A sabiendas de que su criterio no es pacífico, Ari Shavit, filósofo y periodista tenido allí por progresista, en su Mi tierra prometida. El triunfo y la tragedia de Israel (Editorial Debate 2021) ofrece un diagnóstico convincente, aunque no sea suficiente:

"A Israel le fue bien en la primera década del siglo XXI. El terrorismo se redujo, las nuevas tecnologías tuvieron un auge y la vida diaria era animada. Económicamente, Israel demostró ser una fiera. Existencialmente, demostró ser fuente de vitalidad, creatividad y sensualidad. Pero bajo el brillo de una extraordinaria historia de éxito, la ansiedad hervía a fuego lento. La gente comenzó a formular en voz alta las preguntas que yo mismo me había estado haciendo toda la vida. Ya no se trataba solamente de política entre derecha e izquierda; ya no era solo secular contra religioso. Algo más profundo tenía lugar. Muchos israelíes ya no se sentían tranquilos con el nuevo Israel que estaba surgiendo: se preguntaban a sí mismos si aún pertenecían al Estado judío. Habían perdido la confianza en la capacidad de Israel para perdurar. Algunos obtuvieron pasaportes extranjeros; otros enviaron a sus hijos a estudiar a otro país. La élite se aseguró de tener una alternativa a la elección israelí. Aunque la mayoría de los israelíes aún mantienen su tierra natal y celebran sus bendiciones, la mayoría perdió su inamovible fe en el futuro".

Estas palabras constituyen una tragedia. Porque Israel como Estado y el pueblo judío son bienes de la Humanidad, su existencia y desarrollo representan la victoria de la razón y de la libertad sobre la barbarie y el exterminio, su presencia internacional dignifica a las naciones de todos los continentes, su bandera y su voz son las de la supervivencia de las mejores virtudes de los hombres y de las mujeres.

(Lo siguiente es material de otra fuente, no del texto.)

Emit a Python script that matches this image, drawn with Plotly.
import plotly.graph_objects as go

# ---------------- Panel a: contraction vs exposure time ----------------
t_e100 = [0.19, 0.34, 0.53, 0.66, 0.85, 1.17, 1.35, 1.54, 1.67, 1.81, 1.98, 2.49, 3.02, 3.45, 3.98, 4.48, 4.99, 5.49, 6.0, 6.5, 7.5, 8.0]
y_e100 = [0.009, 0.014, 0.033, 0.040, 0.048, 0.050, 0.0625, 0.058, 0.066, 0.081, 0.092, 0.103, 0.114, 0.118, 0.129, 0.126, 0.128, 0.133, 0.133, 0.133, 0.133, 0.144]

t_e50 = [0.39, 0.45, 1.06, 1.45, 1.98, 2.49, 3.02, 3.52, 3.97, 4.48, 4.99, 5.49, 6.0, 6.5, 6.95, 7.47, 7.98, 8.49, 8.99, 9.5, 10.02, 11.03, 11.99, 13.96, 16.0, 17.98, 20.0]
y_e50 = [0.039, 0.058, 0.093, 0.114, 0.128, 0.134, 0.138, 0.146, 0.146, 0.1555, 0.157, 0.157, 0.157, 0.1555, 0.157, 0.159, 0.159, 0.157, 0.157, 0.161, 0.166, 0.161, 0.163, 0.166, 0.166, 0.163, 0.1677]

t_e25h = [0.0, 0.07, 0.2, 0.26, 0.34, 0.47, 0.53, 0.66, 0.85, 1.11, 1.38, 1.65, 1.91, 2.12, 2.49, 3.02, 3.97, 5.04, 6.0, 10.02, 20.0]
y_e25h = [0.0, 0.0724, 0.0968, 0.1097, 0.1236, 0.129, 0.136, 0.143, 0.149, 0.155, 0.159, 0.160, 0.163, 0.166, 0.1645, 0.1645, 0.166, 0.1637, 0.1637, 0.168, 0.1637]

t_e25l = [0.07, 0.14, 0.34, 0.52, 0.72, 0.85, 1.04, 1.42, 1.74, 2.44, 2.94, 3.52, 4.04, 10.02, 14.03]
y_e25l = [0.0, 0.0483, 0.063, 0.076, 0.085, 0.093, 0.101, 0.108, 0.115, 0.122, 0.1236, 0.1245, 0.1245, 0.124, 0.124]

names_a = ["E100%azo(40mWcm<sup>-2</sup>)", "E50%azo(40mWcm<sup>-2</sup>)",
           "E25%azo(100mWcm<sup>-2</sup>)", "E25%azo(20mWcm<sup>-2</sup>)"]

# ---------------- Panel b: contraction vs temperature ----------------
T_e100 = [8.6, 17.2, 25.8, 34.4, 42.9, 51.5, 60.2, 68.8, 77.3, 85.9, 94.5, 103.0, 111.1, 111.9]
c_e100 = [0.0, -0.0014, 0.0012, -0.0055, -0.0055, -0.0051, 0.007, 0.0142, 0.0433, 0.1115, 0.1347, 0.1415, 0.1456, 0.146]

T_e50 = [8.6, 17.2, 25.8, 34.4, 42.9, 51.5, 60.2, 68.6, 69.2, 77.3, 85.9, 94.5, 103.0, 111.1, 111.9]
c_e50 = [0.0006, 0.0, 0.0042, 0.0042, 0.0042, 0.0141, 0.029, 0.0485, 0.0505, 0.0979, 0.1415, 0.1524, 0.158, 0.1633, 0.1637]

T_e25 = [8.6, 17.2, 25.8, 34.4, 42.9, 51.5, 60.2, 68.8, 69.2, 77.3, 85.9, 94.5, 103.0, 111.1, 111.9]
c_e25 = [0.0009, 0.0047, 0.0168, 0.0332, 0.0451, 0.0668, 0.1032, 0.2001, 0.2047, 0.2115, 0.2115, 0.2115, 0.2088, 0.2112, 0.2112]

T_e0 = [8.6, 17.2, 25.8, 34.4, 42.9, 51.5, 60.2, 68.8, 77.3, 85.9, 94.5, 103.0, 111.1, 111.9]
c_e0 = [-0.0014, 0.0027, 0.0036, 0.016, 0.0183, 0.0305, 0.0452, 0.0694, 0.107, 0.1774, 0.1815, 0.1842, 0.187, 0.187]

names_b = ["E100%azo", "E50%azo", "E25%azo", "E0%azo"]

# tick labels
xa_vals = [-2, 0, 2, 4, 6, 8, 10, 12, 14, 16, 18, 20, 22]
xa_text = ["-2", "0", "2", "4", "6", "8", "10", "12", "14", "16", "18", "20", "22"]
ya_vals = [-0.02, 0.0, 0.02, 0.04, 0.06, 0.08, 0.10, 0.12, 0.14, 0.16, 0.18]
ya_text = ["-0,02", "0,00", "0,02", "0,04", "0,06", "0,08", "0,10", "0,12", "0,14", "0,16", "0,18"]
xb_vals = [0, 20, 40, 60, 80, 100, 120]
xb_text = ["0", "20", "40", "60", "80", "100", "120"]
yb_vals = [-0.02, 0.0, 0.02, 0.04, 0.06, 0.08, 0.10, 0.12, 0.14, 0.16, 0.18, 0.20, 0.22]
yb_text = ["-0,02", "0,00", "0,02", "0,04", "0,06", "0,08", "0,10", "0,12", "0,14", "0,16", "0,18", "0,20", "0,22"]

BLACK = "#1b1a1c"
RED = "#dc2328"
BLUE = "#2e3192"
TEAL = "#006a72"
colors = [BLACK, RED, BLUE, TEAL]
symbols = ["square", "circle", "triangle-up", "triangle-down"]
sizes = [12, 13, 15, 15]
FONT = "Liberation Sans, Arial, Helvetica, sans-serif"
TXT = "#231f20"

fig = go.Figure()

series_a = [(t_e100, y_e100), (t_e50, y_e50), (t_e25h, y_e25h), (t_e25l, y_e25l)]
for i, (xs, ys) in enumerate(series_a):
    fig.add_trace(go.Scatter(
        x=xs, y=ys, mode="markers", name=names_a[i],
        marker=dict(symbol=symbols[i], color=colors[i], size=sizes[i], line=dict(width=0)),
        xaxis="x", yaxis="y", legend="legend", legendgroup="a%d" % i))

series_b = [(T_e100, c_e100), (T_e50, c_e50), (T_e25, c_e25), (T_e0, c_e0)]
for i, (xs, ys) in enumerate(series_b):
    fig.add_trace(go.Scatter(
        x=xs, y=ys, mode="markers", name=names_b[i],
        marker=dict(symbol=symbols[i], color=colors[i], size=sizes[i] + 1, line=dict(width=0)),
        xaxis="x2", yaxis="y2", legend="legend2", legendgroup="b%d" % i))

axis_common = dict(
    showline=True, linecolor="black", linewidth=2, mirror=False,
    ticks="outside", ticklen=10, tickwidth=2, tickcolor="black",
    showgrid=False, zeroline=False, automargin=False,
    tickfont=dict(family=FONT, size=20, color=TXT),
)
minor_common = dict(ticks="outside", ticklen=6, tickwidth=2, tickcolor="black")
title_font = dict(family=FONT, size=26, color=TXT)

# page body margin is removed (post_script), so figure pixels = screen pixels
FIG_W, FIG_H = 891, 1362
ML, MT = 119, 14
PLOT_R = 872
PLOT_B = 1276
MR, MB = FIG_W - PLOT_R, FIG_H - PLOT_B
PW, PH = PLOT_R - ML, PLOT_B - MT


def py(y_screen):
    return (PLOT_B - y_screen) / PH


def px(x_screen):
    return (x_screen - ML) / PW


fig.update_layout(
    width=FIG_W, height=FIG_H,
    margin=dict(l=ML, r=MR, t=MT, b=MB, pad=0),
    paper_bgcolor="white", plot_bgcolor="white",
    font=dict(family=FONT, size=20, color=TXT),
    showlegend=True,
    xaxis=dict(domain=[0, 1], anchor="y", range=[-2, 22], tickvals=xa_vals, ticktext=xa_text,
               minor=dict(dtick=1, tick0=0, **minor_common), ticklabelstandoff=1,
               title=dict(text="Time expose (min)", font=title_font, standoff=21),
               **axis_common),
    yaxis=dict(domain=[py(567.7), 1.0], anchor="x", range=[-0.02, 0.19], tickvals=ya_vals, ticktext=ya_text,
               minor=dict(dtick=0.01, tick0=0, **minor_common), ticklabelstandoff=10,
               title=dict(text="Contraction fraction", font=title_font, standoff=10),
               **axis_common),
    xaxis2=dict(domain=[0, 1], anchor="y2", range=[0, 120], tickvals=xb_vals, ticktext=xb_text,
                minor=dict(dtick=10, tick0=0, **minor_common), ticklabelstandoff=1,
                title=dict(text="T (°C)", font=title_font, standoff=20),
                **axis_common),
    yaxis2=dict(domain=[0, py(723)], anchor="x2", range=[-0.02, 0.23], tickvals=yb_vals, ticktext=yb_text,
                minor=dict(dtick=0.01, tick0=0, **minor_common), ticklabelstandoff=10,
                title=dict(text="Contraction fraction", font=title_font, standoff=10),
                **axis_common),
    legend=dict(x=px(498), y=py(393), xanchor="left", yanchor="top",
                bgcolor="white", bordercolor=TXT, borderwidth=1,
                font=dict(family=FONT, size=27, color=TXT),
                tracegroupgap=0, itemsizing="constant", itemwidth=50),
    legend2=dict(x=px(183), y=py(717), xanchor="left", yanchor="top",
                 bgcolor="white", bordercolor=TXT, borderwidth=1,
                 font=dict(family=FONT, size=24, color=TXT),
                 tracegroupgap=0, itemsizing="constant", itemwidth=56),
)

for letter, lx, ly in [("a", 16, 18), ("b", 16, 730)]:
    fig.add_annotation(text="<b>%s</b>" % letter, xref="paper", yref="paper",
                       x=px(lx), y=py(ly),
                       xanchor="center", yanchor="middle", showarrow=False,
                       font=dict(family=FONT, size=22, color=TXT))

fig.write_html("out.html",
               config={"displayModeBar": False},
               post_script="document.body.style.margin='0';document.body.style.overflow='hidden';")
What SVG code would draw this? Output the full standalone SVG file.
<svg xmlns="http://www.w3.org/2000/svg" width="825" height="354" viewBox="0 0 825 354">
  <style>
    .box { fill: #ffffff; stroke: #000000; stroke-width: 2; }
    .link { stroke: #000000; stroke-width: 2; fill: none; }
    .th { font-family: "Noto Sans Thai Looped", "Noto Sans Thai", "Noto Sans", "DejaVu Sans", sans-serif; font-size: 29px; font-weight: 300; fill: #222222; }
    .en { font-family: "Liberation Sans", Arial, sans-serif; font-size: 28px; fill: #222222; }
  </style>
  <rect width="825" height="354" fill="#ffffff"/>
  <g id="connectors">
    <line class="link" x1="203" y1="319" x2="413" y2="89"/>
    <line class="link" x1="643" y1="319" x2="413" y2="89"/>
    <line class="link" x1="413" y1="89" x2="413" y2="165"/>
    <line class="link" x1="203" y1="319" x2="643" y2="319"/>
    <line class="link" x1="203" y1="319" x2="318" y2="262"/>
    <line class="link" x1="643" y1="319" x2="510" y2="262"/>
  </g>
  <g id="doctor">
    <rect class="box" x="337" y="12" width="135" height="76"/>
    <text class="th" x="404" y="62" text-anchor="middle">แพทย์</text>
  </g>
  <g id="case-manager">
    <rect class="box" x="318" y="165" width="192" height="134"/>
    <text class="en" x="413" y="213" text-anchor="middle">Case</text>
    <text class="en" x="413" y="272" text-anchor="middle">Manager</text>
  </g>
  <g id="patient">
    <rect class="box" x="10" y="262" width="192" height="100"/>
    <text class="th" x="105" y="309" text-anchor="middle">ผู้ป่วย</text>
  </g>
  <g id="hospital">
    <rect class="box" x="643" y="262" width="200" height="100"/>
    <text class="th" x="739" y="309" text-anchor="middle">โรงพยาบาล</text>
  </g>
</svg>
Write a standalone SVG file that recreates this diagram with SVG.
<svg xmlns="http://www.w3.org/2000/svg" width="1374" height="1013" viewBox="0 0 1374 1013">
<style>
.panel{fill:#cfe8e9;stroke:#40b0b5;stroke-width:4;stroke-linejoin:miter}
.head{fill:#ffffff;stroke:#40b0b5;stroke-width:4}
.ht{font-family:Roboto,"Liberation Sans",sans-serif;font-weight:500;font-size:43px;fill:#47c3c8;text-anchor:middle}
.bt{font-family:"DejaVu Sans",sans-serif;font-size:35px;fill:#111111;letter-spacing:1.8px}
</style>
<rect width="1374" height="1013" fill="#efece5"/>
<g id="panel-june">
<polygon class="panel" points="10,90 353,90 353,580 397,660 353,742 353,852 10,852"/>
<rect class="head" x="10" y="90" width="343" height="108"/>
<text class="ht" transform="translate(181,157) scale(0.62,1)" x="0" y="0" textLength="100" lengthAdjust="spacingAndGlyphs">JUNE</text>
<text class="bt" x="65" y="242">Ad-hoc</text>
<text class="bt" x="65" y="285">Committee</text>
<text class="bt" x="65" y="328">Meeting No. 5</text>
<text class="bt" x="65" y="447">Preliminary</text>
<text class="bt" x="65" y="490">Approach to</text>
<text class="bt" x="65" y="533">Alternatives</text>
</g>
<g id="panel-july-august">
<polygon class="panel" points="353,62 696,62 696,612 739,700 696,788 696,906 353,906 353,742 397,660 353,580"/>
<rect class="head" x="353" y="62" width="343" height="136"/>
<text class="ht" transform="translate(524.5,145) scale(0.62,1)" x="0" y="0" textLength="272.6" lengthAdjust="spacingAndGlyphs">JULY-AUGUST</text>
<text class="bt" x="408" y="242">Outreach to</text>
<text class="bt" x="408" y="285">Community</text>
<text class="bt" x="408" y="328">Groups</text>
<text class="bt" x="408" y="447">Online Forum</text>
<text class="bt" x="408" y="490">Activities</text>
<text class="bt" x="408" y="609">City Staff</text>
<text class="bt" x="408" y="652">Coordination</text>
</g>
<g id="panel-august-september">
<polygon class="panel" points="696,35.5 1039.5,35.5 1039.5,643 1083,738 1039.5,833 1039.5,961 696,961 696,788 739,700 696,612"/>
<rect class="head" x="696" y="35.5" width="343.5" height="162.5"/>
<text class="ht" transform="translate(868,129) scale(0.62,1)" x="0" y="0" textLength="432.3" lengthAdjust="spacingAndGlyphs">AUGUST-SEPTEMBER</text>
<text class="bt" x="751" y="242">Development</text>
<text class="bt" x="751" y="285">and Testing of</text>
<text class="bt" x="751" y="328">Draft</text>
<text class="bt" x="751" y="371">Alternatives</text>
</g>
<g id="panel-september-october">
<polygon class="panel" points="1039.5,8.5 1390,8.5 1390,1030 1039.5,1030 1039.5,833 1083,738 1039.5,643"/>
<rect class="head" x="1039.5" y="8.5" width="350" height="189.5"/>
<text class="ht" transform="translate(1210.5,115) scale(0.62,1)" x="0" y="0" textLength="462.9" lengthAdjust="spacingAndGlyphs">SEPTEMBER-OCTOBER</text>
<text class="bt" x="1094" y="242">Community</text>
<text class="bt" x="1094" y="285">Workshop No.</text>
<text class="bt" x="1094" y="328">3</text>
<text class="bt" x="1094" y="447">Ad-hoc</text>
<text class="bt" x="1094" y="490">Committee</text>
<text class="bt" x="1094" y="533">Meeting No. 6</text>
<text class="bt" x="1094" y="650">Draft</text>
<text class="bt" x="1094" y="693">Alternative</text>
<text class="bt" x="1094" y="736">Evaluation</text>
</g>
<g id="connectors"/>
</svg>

La ofensiva de los terroristas le ha sorprendido a Israel ensimismado, en la estela del Yom Kipur, exactamente como hace cincuenta años, en su interminable expiación. La tierra en la que pervive Jerusalén es eterna. Y el del sábado 7 de octubre de 2023 es un intento más de hacerla perecedera y aniquilarla. Habrá que renovar el compromiso de las naciones justas para defenderla. Y esta vez, España debe estar ahí para enjugar omisiones incalculables como el tardío reconocimiento del Estado de Israel en 1986, casi cinco décadas después de su constitución.

"No se habrá perdido nuestra esperanza; la esperanza de dos mil años, de ser un pueblo libre en nuestra tierra, ¡la tierra de Sión y Jerusalén!".